Covid-19 : "La France peut jouer un rôle important dans le deuxième tour de vaccination, l'hiver prochain", selon un économiste de la santé
"Le vaccin, c'est du soft power, c'est de la géopolitique. Il faut rebondir", affirme Frédéric Bizard qui rappelle que "c'est en France qu'on a découvert l'ARN-messager".
"La France peut jouer un rôle important dans le deuxième tour de vaccination l'hiver prochain", a déclaré mercredi 7 avril sur franceinfo Frédéric Bizard, économiste de la santé. Le lancement du conditionnement de vaccins en France mercredi "ne va pas changer le calendrier de vaccination", explique-t-il, car "c'était intégré dans le planning". Pour Frédéric Bizard, la France ne doit pas rester un sous-traitant mais doit se préparer à l'apparition à venir de variants du Covid-19, "en construisant un pôle de production complet d'ARN-messager, ça prend six mois et c'est 150 millions d'euros d'investissement".
franceinfo : Est-ce que le conditionnement de vaccins en France peut accélérer la campagne de vaccination chez nous ?
Frédéric Bizard : D'abord, je crois qu'il faut féliciter les entreprises qui ont été sélectionnées par Pfizer et Moderna : Delpharm et Recipharm. C'est une belle preuve de reconnaissance et de qualité de ces entreprises. Est-ce que ça change le planning d'approvisionnement en doses de vaccin ? Non, puisque tout cela était intégré dans le planning. Il faut savoir que les vaccins qui vont sortir de ces usines qui réalisent le conditionnement de ces vaccins vont être distribués par l'Union européenne. C'est l'accord qui a été scellé en juin 2020 entre les États membres de l'Union européenne. Donc ça ne va pas changer le calendrier, c'est un fait.
Dans ce cas, quel est l'intérêt de produire des vaccins en France ?
C'est que la France participe à l'effort de production, ce qui est la moindre des choses. Il faut être un peu réaliste : La France a vraiment un peu perdu la bataille des vaccins pendant cette première année. On parle de guerre anti-Covid, le vaccin est l'arme fatale de cette guerre. La France, pendant la première année de la crise, n'a rien découvert, rien développé et rien produit avec succès. C'est la réalité de fond. Donc, est ce que cet évènement d'une production sous forme de conditionnement de vaccins change la donne de fond, à savoir que nous sommes absents aujourd'hui de la découverte et du développement de vaccins ? Malheureusement, non. Donc, je pense qu'il faut aller bien plus loin.

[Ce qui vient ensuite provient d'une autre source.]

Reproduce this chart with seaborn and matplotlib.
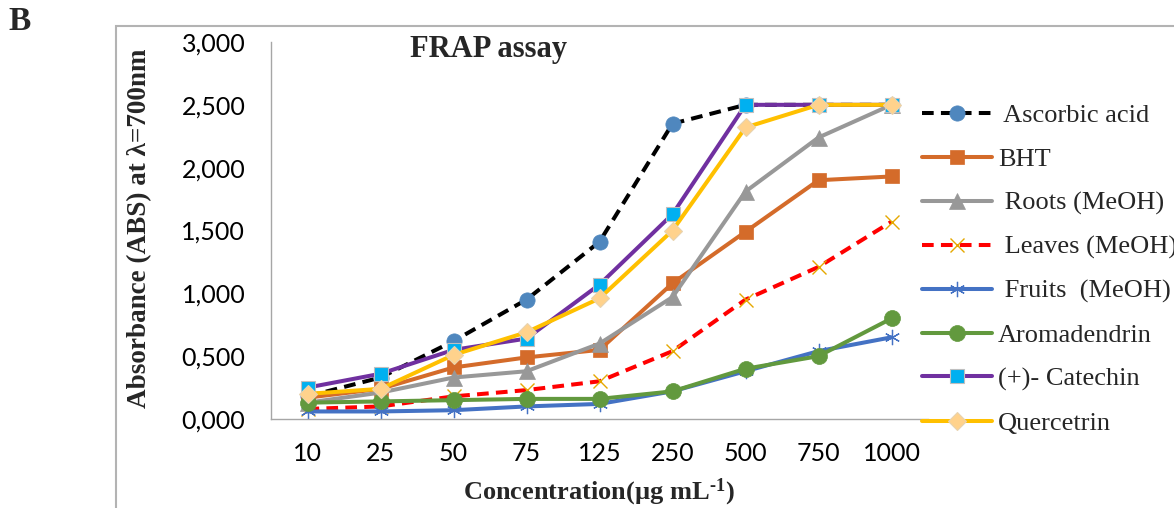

"Il faut être bien plus ambitieux, sans quoi on va rester des sous-traitants de l'Allemagne et des États-Unis, ce qui n'est pas vraiment la place de la France quand on regarde son histoire."
Frédéric Bizard, économiste de la santéà franceinfo
Je rappelle que c'est en France qu'on a découvert l'ARN-messager, la France était leader dans la génomique dans les années 1990 et la France a d'excellents chercheurs et de grandes capacités. Je pense qu'il y a un autre projet possible que moi j'avais appelé les Airbus de l'ARN-messager, mais il faut aller bien plus loin que de la sous-traitance.
Pour l'instant, c'est donc une façon de dire que la France existe sur le marché du vaccin, mais ça ne permet pas forcément de rattraper le retard sur les Britanniques ou sur les Américains ?
Je dirais que c'est une manière de sauver la face. Mais le gouvernement n'est pour rien dans cette situation puisque c'est la suite de 20 ans de désinvestissement dans la recherche médicale et on a raté le virage des biotechnologies dans les années 2010. Mais il n'est pas trop tard parce qu'il ne faut pas oublier qu'il y a des variants. Il y a au moins trois variants qui vont nécessiter probablement un deuxième tour de vaccination l'hiver prochain, probablement à partir de vaccins de deuxième génération à base d'ARN-messager. Et la France peut jouer un rôle important dans ce deuxième tour. Mais c'est dès maintenant qu'il faut s'y préparer, par exemple en construisant un pôle de production complet d'ARN-messager sur notre territoire, ça prend six mois et c'est 150 millions d'euros d'investissement. Mais je pense que c'est probablement le meilleur investissement possible pour redonner un peu à la France sa place dans le concert des nations qui comptent dans le vaccin. Et le vaccin, c'est du soft power, c'est de la géopolitique, ça n'est pas simplement un produit de santé, donc je pense qu'il faut rebondir.